Merhaba Rahime Hanım, hoş geldiniz. Öncelikle paylaşımını yapmadığım incelemeleri okumamış olduğumu yani sizin incelemenizi okumadığımı belirteyim.
Öncelikle yazdığım yazının sadece 1000k ile ilgili olduğunu düşünmeniz biraz yanlış olmuş. Çünkü dar kalıp düşünmeyen bir insanım. Kitapları seviyorum ve bende uyandırdığı etkiyi hep paylaşıyorum. Yalnız hayat kitaplardan ibaret değil bunu da belirtiyorum.
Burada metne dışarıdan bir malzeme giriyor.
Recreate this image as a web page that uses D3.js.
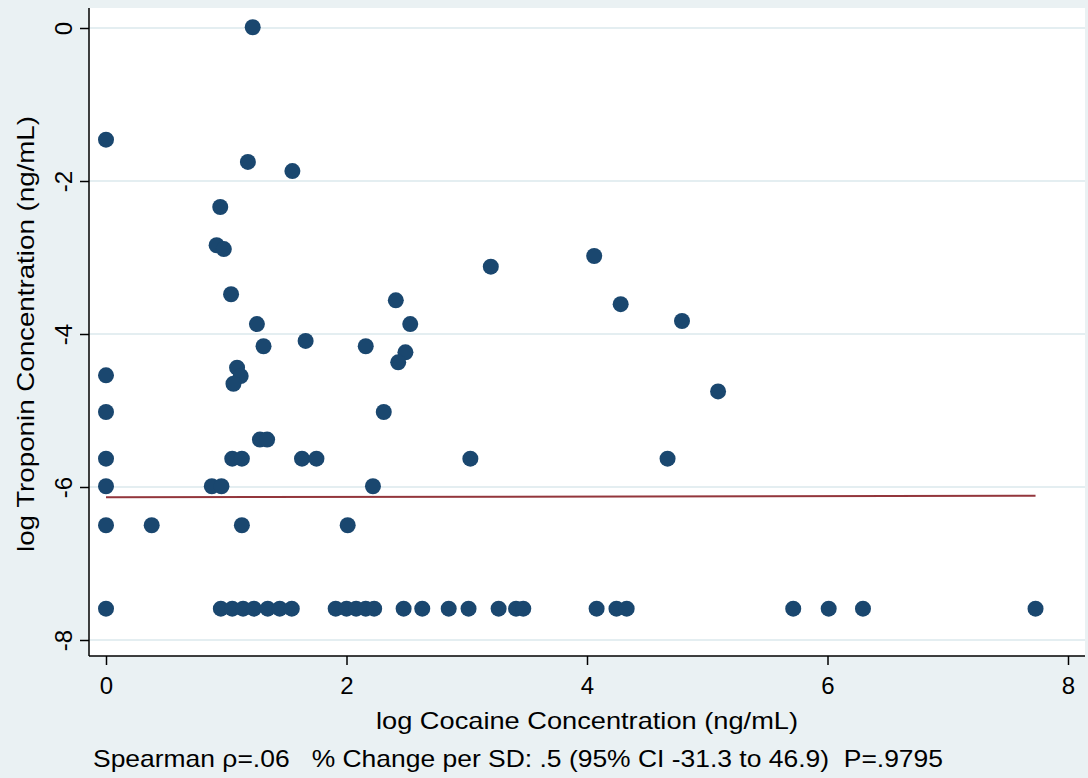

Film, dizi, belgesel izliyorum. YouTube üzerinden günlük ortalama 2 saatlik video izliyorum. Bunları neden yazıyorum? Eleştiri her yerde var, o kadar çok yazı okuyorum ki, insanların eleştirmenin E'sini bile bilmediğini düşünüyorum. Herkes eline kılıç alıp, içerik üreteni, kitabı yazanı, filmi yöneteni delik deşik etmeye çalışıyor. Burada şunu söylüyor insan; HAYROLA?
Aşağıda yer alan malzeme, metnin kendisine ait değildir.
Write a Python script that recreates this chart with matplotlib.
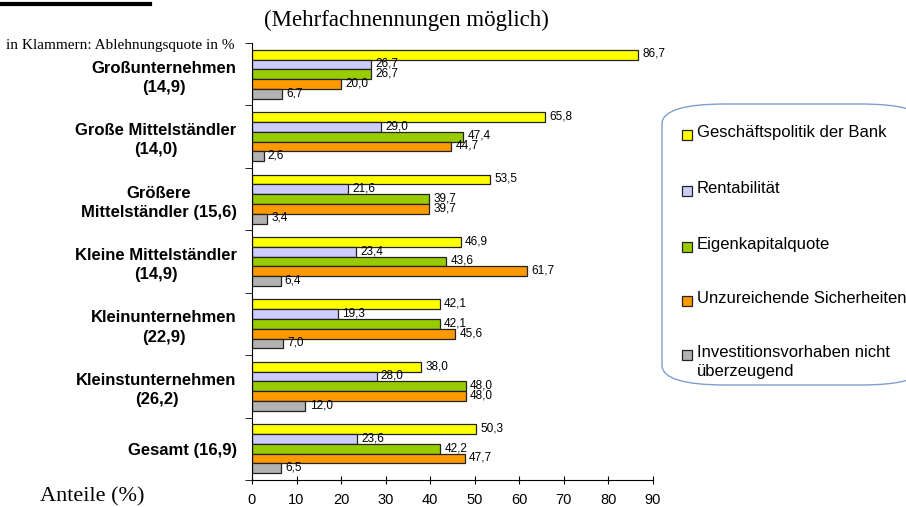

İnceleme içerisinde bence olan kısımların yapıcı olduğunu görmüşsünüzdür. Yıkıcı olmak istersem de olurdum, bu benim tercihim. Bir okurun, eserleri yayınlayanlara neler hissettirdiğini anlamaya çalışmak empati dir. Bir yorum, bir hadsizlik başka bir insana yıkıcı şeyler düşündürtebilir.
Sizin nasıl bir eleştiride bulunduğunuzu bilmiyorum. Ben eleştiri yazmak için değil kitapların bana hissettirdiklerini yazmakla ilgileniyorum. Eleştirmek istersem dilimin sivriliğini de biliyorum. Olumlu eleştiri yapabilmek önemli bir kıstastır. Elimize fırsat geçtiğinde ölümüne hançer sallamak bana göre olmayan bir durum.
Dostoyevski de Tolstoy da eleştirilir. Bu benim işim değil, insan her şeyi eleştirir ama çok az memnun kalır. Bu doğanın karşısında duramam ama katılmamakla kendime bir seçenek yaratabilirim.
Savunamayacağım şeylerden bahis açan birisi değilim. Yazdığım şeyin de sonuna kadar arkasındayım, hatta önünde yürüyor bile olabilirim şu an.
Şahsınıza ve sadece buraya özgü bir yorum olarak düşünmeyin, yazdığım şeyler bir çok şeyi kapsar. Ve sadece bu platformu değil, bir çok konuyu ele alan bir yorumdur.